Over the years, Sheraton witnessed not only numerous restaurants and trends for dining out grow and fade, but also a metamorphosis in how Villagers cook at home. The first Balducci’s store, which opened around the time Sheraton moved to the Village, offered new culinary opportunities: “six kinds of lettuce, or four kinds of mushrooms … and so all of these things became available, and that was great to write about.” The growth of these food markets continued during her earliest days at the Times in the 1970s. Dean & DeLuca “brought in cheeses and all kinds of things that no one had ever heard of. So there was a lot of good copy around, and a lot of interest in buying those things because of the food writing, and publicity, and television, and cooking, and the news of restaurants. There was sort of a fever about it, which still continues.”
Learn more about Mimi Sheraton through our oral history and on our blog.
Barbara Kahn
A 2024 Village Award winner, Barbara Kahn has been a pivotal figure in the New York City theater scene. This East Village playwright has produced dozens of works rooted in history, especially of marginalized or oppressed people, including women, LGBTQ+ people, and people of color, and about personal trauma. In 1990, she co-founded the lesbian theater collective Sisters on Stage. Khan’s award-winning plays have been a staple at the Theater for the New City since 1994 — she has written new work for production there every year since — and have been offered on stages throughout New York, Paris, and London. Other awards she’s earned include the James R. Quirk Award for the Performing Arts, the Acker Award, and the Doric Wilson Independent Playwright Award.

“A lot of my work is based — well, I’m based in New York. So a lot of my plays are about New York,” she related in her 2019 oral history. “And I remember for a grant application, they asked what was the theme that ran throughout my work? I thought, I don’t write themes. I write plays. So I called a playwright friend who had seen almost all my work and I said, ‘How do I answer this?’ She said, ‘Of course, there’s a theme … It’s social justice.’ [I realized] I wasn’t writing themes but I was writing about people. And sometimes they were real-life people who would encounter issues like Eve Adams or some of the other ones who faced discrimination, either religious or political or racial, or it was fictional stories in situations, real-life situations in the past … And I’ve done that throughout my plays.”
Her work — such as Birds on Fire (a historical musical drama about the 1911 Triangle Shirtwaist Company fire), Pen Pals, and Long Time Passing — has long sought to highlight and explore our interrelatedness. “I write historical plays,” she said, “because if I wrote plays about some of what’s going on now, people might get upset.
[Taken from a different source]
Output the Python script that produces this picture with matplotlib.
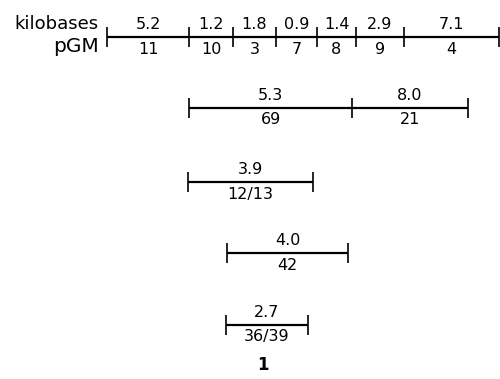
import matplotlib
matplotlib.use("Agg")
import matplotlib.pyplot as plt

# ---- data ----
main_kb = ["5.2", "1.2", "1.8", "0.9", "1.4", "2.9", "7.1"]
main_pgm = ["11", "10", "3", "7", "8", "9", "4"]
frag2_kb = ["5.3", "8.0"]
frag2_pgm = ["69", "21"]
frag3_kb = ["3.9"]
frag3_pgm = ["12/13"]
frag4_kb = ["4.0"]
frag4_pgm = ["42"]
frag5_kb = ["2.7"]
frag5_pgm = ["36/39"]
row_labels = ["kilobases", "pGM"]
figure_label = "1"

# ---- schematic layout (map coordinates) ----
rows = [
    ([107, 189, 233, 276, 317, 356, 404, 499], main_kb, main_pgm, 37),
    ([189, 352, 468], frag2_kb, frag2_pgm, 108),
    ([188, 313], frag3_kb, frag3_pgm, 182),
    ([227, 348], frag4_kb, frag4_pgm, 253),
    ([226, 308], frag5_kb, frag5_pgm, 325),
]

plt.rcParams['font.family'] = ['DejaVu Sans']
fig = plt.figure(figsize=(5.0, 3.79), dpi=100)
ax = fig.add_axes([0, 0, 1, 1])
ax.set_xlim(0, 500)
ax.set_ylim(379, 0)
ax.axis('off')

fs = 11.5
for bounds, kb, pgm, y in rows:
    ax.plot([bounds[0], bounds[-1]], [y, y], color='black', lw=1.6, solid_capstyle='butt')
    for b in bounds:
        ax.plot([b, b], [y - 10, y + 10], color='black', lw=1.2, solid_capstyle='butt')
    for i in range(len(kb)):
        xm = (bounds[i] + bounds[i + 1]) / 2
        ax.text(xm, y - 12.5, kb[i], ha='center', va='center', fontsize=fs)
        ax.text(xm, y + 12, pgm[i], ha='center', va='center', fontsize=fs)

ax.text(99, 24, row_labels[0], ha='right', va='center', fontsize=13)
ax.text(99, 46, row_labels[1], ha='right', va='center', fontsize=14.5)
ax.text(263, 365, figure_label, ha='center', va='center', fontsize=12, fontweight='bold')

fig.savefig("out.png", dpi=100)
They’d take sides. They’d call it propaganda. But writing historical plays, people make that connection themselves. … it holds a mirror to the present by portraying the past.”
Read more about Khan’s work and creative process in her oral history, and learn more about her work via various programs we’ve conducted with her here.
These are just three of the more than thirty oral histories we have conducted over the years with women, which also include longtime Film Forum director Karen Cooper, longtime Merchants House Museum director Pi Gardiner, community gardens advocate Ayo Harrington, preservationist Margot Gayle, photographer Marlis Momber, housing activist Fran Goldin, and performance artist Penny Arcade, among many others.